BB- Well Andrew and I grew up in Providence. And Marc grew up in Lakeville, Massachusetts which is about forty minutes east of Providence. We all met in High School in about ’91. That’s when we started playing together in jazz band.
AK-When did you guys start getting more serious about actually maybe making this a career? You guys went to the Berklee College of Music together too, is that correct?
BB- I graduated from high School two years before those guys.
AK- How old are you?
BB- I’m 25, and they’re 23 . . . I graduated two years before them, I spent a year in college and then took a year off and roamed around. Meanwhile, those guys were playing together a lot, in jazz band and just as a duo. So I’d say around ’95 we started playing as a trio together, that was probably the first time, and then we all wound up at Berklee, all wanted to live together, and get the music more happening. So I’d say ’95 was the year, when we all moved to Boston and knew we were a band. We knew we were a trio. I’d say, like Pat Metheny, Bright Size Life, that was kind of a catalyst for us deciding, “Wow, the trio is such a great form.” It’s a way for three people to really be expressive the way the three of us wanted to be.

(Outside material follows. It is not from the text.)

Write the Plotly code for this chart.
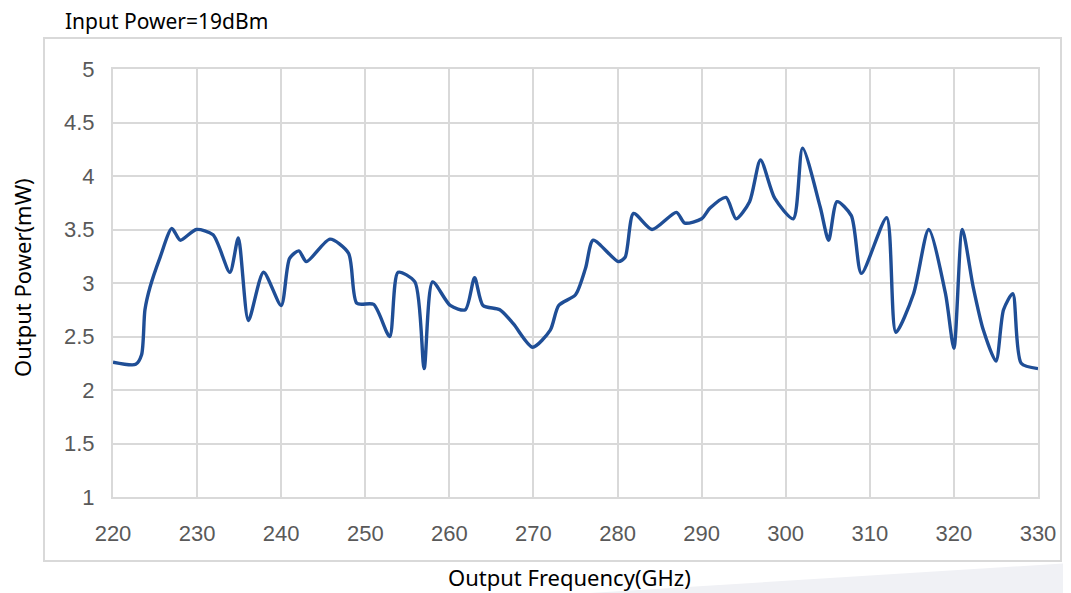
import plotly.graph_objects as go

freq = [220, 222.7, 223.4, 223.8, 224.4, 225.6, 227.0, 228.0, 229.9, 231.9, 233.9, 234.9,
        236.1, 237.9, 240.0, 241.0, 242.1, 243.0, 245.8, 248.0, 249.0, 251.0, 252.9, 253.9,
        255.9, 257.0, 258.0, 260.1, 261.9, 263.0, 264.0, 266.0, 267.6, 269.9, 272.0, 273.0,
        275.0, 276.2, 277.1, 280.1, 280.9, 281.9, 284.1, 287.0, 288.0, 290.0, 291.0, 292.9,
        294.1, 295.7, 297.0, 298.7, 300.9, 302.0, 304.1, 305.1, 306.1, 307.8, 309.0, 312.0,
        313.1, 315.2, 317.0, 319.0, 320.0, 321.0, 322.3, 323.5, 325.0, 325.9, 327.0, 328.0,
        330.0]
power = [2.26, 2.24, 2.33, 2.75, 2.96, 3.24, 3.51, 3.40, 3.50, 3.45, 3.10, 3.42,
         2.65, 3.10, 2.79, 3.23, 3.30, 3.20, 3.41, 3.28, 2.81, 2.80, 2.50, 3.10,
         3.01, 2.20, 3.01, 2.79, 2.75, 3.05, 2.79, 2.75, 2.62, 2.40, 2.56, 2.79,
         2.89, 3.14, 3.40, 3.20, 3.24, 3.65, 3.50, 3.66, 3.56, 3.60, 3.70, 3.80,
         3.60, 3.76, 4.15, 3.79, 3.60, 4.26, 3.71, 3.40, 3.76, 3.63, 3.09, 3.61,
         2.54, 2.90, 3.50, 2.90, 2.39, 3.50, 2.96, 2.56, 2.27, 2.75, 2.90, 2.25,
         2.20]

x_ticks = [220, 230, 240, 250, 260, 270, 280, 290, 300, 310, 320, 330]
y_ticks = [1, 1.5, 2, 2.5, 3, 3.5, 4, 4.5, 5]
y_tick_text = ["1", "1.5", "2", "2.5", "3", "3.5", "4", "4.5", "5"]

title_text = "Input Power=19dBm"
x_title = "Output Frequency(GHz)"
y_title = "Output Power(mW)"

OFF = 8  # page body margin
W, H = 1071 - OFF, 593 - OFF
L, T = 113 - OFF, 69 - OFF
R = W - (1038 - OFF)
B = H - (497 - OFF)
pw, ph = W - L - R, H - T - B


def px(x):
    return (x - OFF - L) / pw


def py(y):
    return (H - B - (y - OFF)) / ph


fig = go.Figure()
fig.add_trace(go.Scatter(
    x=freq, y=power, mode="lines",
    line=dict(color="#1f4e96", width=3.4, shape="spline", smoothing=0.7),
    showlegend=False, hoverinfo="x+y",
))

tick_font = dict(family="Liberation Sans, Arial, sans-serif", size=22, color="#595959")
text_font = dict(family="Noto Sans, Open Sans, sans-serif", size=22, color="#000000")

fig.update_layout(
    width=W, height=H,
    margin=dict(l=L, r=R, t=T, b=B),
    paper_bgcolor="white", plot_bgcolor="white",
    xaxis=dict(
        range=[220, 330], tickvals=x_ticks, ticktext=[str(v) for v in x_ticks],
        showgrid=True, gridcolor="#d9d9d9", gridwidth=1.5,
        showline=True, linecolor="#d9d9d9", linewidth=2, mirror=True,
        ticks="outside", ticklen=16, tickcolor="rgba(0,0,0,0)",
        tickfont=tick_font, zeroline=False,
    ),
    yaxis=dict(
        range=[1, 5], tickvals=y_ticks, ticktext=y_tick_text,
        showgrid=True, gridcolor="#d9d9d9", gridwidth=1.5,
        showline=True, linecolor="#d9d9d9", linewidth=2, mirror=True,
        ticks="outside", ticklen=12, tickcolor="rgba(0,0,0,0)",
        tickfont=tick_font, zeroline=False,
    ),
    shapes=[
        dict(type="path", xref="paper", yref="paper",
             path=f"M {px(590)},{py(593)} L {px(1071)},{py(563)} L {px(1071)},{py(593)} Z",
             fillcolor="#f0f1f5", line=dict(width=0), layer="below"),
        dict(type="rect", xref="paper", yref="paper",
             x0=px(44), x1=px(1061), y0=py(561), y1=py(38),
             line=dict(color="#d9d9d9", width=2), fillcolor="rgba(0,0,0,0)", layer="below"),
    ],
    annotations=[
        dict(text=title_text, xref="paper", yref="paper", x=px(63), y=py(21),
             xanchor="left", yanchor="middle", showarrow=False,
             font=dict(family="Noto Sans, Open Sans, sans-serif", size=21, color="#000000")),
        dict(text=x_title, xref="paper", yref="paper", x=px(569), y=py(577),
             xanchor="center", yanchor="middle", showarrow=False, font=text_font),
        dict(text=y_title, xref="paper", yref="paper", x=px(22), y=py(278),
             xanchor="center", yanchor="middle", showarrow=False, textangle=-90,
             font=text_font),
    ],
)

fig.write_html("out.html")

AK- The way you guys got on stage so smoothly, and the way you slipped off with the beat box, it was just so smooth, it was The Slip. And I was kind of wondering if the name preceded the music? Or if you guys had the music and then thought “Wow, we are ‘The Slip’”?
BB- Well the name did come before the music [editor’s note :The original roster of the Slip, which began as a high school band, did not include the Barr brothers or Marc Friedman]
Over the years there was even a time when we were thinking maybe we should change the name because we’re not the original foursome, it’s different. But I don’t know we couldn’t beat it really. We couldn’t find a name that suited us more, and it is elusive. You don’t get an idea about what the music is, which is one thing we like about it. It could be anything.